- **Data for processing**
▼▼▼

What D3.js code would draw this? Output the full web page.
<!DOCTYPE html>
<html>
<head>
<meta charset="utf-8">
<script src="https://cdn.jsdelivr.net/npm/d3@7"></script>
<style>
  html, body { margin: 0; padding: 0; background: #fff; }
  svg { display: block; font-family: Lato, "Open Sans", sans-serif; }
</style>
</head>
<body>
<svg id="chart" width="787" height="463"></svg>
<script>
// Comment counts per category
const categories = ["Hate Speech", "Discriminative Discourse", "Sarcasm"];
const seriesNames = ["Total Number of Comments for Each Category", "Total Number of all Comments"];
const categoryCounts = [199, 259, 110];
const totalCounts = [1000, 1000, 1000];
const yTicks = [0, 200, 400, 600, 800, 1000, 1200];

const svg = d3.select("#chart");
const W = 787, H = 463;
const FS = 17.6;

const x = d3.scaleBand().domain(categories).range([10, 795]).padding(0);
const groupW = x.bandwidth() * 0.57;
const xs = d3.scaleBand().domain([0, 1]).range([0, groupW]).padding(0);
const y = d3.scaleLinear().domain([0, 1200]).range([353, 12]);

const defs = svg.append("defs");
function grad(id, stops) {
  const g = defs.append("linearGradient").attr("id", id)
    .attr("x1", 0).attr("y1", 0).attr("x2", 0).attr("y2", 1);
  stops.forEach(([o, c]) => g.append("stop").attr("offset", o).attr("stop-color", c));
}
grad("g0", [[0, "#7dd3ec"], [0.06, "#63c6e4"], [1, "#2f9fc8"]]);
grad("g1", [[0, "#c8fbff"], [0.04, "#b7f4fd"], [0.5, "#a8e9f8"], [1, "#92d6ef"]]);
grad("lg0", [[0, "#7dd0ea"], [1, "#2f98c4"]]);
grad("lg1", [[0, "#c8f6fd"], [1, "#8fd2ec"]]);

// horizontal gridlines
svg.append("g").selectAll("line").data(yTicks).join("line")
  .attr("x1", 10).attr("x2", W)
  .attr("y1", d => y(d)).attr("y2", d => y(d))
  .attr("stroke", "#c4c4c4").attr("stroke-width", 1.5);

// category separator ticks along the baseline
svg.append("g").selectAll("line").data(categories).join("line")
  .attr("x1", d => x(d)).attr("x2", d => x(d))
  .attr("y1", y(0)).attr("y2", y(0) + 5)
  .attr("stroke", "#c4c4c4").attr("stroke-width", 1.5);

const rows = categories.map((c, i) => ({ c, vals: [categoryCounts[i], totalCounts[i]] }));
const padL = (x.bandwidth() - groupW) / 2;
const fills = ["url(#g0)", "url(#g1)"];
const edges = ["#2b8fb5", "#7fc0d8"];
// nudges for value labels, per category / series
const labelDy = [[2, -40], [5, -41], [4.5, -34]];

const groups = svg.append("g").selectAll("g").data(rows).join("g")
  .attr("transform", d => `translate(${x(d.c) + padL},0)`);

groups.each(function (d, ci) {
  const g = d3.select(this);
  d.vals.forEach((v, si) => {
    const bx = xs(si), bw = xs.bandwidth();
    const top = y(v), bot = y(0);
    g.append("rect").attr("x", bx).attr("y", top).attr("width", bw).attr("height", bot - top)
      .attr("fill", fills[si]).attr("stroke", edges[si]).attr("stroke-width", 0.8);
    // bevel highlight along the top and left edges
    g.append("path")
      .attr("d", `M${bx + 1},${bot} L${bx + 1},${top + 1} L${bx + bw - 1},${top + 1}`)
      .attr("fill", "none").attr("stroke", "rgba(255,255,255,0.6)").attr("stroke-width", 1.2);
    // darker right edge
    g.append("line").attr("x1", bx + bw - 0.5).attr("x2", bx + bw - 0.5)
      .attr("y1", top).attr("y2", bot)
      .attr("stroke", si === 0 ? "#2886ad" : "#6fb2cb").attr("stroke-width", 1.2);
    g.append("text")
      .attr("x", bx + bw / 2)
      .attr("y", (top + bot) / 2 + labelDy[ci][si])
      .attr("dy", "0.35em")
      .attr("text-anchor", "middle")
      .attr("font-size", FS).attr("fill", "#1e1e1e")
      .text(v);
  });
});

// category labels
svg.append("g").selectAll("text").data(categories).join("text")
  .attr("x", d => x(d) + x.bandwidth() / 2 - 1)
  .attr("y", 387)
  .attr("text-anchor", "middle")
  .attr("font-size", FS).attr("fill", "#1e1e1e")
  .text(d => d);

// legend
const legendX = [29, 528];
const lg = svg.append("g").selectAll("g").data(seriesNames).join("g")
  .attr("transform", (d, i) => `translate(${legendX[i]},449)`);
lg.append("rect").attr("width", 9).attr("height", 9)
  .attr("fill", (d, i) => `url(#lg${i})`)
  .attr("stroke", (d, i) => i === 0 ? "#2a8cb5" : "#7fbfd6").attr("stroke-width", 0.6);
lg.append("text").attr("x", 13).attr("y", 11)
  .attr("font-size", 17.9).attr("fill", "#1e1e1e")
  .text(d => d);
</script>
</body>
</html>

▲▲▲
▼▼▼

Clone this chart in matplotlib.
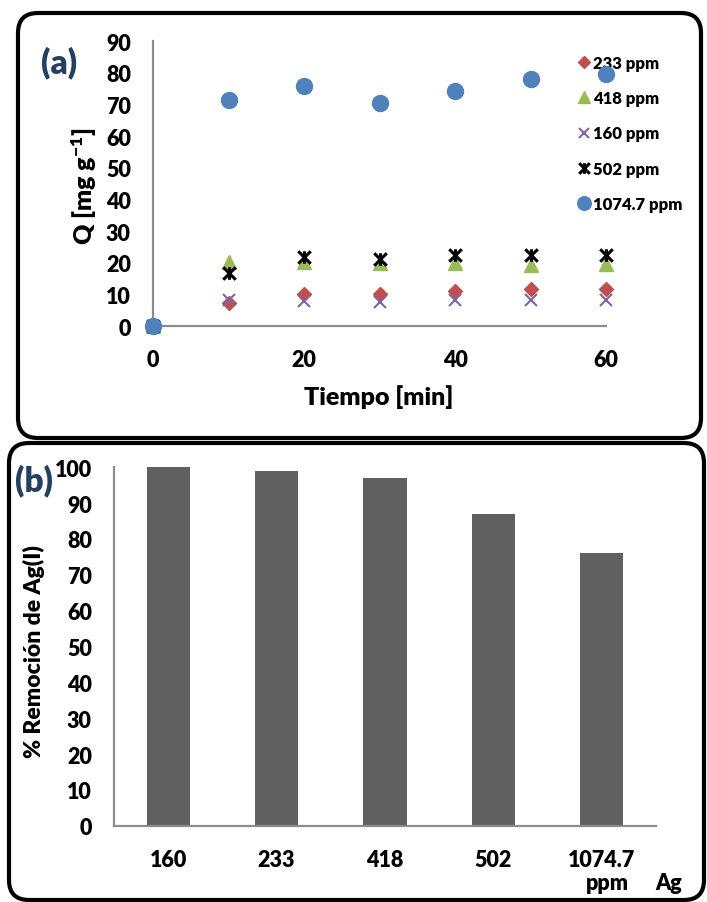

▲▲▲

- **Set problem**
Return only the part of the records above that opens with the line containing "What D3.js code" and closes with the line containing "const y = d3.scaleLinear().domain([0, 1200]).range([353, 12]);", ends included.

- **Exercise solution**
What D3.js code would draw this? Output the full web page.
<!DOCTYPE html>
<html>
<head>
<meta charset="utf-8">
<script src="https://cdn.jsdelivr.net/npm/d3@7"></script>
<style>
  html, body { margin: 0; padding: 0; background: #fff; }
  svg { display: block; font-family: Lato, "Open Sans", sans-serif; }
</style>
</head>
<body>
<svg id="chart" width="787" height="463"></svg>
<script>
// Comment counts per category
const categories = ["Hate Speech", "Discriminative Discourse", "Sarcasm"];
const seriesNames = ["Total Number of Comments for Each Category", "Total Number of all Comments"];
const categoryCounts = [199, 259, 110];
const totalCounts = [1000, 1000, 1000];
const yTicks = [0, 200, 400, 600, 800, 1000, 1200];

const svg = d3.select("#chart");
const W = 787, H = 463;
const FS = 17.6;

const x = d3.scaleBand().domain(categories).range([10, 795]).padding(0);
const groupW = x.bandwidth() * 0.57;
const xs = d3.scaleBand().domain([0, 1]).range([0, groupW]).padding(0);
const y = d3.scaleLinear().domain([0, 1200]).range([353, 12]);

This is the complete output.